┌─ Data
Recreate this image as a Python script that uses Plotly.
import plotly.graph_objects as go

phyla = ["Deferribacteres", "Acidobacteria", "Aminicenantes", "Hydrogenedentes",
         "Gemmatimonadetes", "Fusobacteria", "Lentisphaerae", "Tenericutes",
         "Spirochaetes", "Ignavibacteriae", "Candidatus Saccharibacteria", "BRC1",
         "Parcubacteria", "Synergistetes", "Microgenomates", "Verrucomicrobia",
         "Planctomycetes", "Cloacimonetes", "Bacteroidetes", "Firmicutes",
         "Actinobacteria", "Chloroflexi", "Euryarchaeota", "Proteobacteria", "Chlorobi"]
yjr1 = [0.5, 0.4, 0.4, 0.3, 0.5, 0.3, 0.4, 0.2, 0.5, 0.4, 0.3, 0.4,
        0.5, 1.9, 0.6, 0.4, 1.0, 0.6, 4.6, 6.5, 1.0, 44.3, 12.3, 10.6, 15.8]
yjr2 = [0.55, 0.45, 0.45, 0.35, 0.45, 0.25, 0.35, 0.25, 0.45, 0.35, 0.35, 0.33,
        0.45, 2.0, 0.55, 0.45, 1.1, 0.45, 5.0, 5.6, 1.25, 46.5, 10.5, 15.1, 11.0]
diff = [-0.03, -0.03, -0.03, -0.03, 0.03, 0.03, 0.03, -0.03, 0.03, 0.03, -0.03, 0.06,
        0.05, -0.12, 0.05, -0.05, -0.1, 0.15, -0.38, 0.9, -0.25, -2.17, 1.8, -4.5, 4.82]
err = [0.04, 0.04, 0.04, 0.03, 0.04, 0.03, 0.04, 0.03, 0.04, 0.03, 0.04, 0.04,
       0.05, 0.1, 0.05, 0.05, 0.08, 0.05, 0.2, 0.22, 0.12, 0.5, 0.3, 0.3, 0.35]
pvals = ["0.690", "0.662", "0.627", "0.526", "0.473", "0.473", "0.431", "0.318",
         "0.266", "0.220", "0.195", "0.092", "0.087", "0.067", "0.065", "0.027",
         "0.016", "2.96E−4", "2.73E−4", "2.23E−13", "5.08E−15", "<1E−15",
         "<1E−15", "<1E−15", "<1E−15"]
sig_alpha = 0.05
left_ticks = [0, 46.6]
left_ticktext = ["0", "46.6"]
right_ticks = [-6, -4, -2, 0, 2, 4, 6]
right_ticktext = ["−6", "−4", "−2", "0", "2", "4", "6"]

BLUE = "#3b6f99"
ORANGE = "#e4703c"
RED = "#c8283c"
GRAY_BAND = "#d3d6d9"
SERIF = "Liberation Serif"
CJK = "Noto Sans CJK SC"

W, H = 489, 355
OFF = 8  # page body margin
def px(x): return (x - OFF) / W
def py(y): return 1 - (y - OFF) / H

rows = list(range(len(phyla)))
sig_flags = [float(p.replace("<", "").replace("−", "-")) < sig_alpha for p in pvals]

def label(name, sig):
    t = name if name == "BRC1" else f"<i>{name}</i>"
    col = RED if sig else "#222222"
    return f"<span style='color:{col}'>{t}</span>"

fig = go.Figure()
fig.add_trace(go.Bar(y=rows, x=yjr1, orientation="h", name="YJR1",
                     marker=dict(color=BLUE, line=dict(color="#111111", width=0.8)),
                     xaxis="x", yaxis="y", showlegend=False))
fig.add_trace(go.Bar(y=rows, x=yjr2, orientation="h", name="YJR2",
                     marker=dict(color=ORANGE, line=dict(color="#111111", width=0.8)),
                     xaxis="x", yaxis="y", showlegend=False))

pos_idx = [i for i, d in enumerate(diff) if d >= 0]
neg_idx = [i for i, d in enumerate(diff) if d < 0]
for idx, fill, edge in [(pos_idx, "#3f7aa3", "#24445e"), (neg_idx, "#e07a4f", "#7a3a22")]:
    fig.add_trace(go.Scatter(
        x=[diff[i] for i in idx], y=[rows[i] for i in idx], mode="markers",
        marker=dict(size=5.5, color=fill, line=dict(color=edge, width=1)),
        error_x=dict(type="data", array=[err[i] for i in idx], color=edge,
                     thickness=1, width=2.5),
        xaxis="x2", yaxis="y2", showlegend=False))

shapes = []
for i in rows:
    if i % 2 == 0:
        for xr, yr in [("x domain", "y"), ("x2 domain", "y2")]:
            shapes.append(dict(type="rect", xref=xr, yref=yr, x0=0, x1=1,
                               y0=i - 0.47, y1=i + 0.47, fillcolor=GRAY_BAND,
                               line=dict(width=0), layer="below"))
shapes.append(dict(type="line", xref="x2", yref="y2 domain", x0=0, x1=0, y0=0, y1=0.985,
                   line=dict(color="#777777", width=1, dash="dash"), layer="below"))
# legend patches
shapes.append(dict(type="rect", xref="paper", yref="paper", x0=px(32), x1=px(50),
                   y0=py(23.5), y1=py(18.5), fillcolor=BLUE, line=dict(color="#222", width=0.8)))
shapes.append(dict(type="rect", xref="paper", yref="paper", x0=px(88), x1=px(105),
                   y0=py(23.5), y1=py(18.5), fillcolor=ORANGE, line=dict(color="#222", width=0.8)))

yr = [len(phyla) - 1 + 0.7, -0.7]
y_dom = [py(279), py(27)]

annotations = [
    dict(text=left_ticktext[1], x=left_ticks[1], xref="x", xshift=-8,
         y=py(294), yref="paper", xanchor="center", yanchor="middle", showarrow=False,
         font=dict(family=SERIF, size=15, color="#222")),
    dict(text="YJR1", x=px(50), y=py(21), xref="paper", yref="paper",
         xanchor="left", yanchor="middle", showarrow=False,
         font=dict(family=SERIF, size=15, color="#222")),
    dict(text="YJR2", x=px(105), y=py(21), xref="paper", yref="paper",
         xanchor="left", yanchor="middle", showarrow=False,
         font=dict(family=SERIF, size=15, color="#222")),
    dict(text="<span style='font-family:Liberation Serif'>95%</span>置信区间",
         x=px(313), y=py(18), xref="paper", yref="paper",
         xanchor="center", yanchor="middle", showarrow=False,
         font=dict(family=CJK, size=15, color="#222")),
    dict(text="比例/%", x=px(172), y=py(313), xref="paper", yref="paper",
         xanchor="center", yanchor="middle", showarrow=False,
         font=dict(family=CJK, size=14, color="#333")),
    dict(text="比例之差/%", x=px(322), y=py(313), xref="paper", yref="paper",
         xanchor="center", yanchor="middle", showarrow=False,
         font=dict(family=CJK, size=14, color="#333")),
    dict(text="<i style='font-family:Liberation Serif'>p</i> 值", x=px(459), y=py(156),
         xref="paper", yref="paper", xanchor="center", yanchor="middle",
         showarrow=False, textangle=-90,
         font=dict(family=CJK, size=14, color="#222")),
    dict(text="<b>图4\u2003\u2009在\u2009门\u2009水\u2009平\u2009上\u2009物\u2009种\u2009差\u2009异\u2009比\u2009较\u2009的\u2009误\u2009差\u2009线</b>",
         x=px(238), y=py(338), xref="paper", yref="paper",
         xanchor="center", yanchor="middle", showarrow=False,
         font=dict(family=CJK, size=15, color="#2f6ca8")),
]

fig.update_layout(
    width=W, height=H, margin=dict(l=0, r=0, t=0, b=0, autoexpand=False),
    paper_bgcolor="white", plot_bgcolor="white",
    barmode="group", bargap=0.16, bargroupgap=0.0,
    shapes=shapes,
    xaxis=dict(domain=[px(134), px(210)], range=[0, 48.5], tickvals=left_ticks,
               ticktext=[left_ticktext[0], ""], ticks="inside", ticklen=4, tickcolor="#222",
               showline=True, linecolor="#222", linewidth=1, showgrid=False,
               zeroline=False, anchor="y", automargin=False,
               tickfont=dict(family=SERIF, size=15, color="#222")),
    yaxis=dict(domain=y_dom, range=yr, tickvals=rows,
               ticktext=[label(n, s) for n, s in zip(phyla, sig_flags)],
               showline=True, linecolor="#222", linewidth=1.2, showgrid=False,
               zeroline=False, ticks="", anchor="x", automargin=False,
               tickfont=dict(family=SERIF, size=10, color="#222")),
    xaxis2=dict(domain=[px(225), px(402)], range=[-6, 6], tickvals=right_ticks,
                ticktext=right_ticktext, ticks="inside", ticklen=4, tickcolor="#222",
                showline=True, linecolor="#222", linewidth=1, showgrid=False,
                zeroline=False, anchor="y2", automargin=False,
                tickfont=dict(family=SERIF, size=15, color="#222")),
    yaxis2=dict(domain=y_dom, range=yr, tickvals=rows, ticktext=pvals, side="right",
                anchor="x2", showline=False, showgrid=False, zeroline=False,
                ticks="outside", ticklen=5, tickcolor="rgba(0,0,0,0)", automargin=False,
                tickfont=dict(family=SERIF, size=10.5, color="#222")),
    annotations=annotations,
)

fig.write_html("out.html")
└─
What is expected:
Give back the listing exactly, please, from its first line to the line containing "import plotly.graph_objects as go", inclusive, and nothing past that line.

Written answer:
Recreate this image as a Python script that uses Plotly.
import plotly.graph_objects as go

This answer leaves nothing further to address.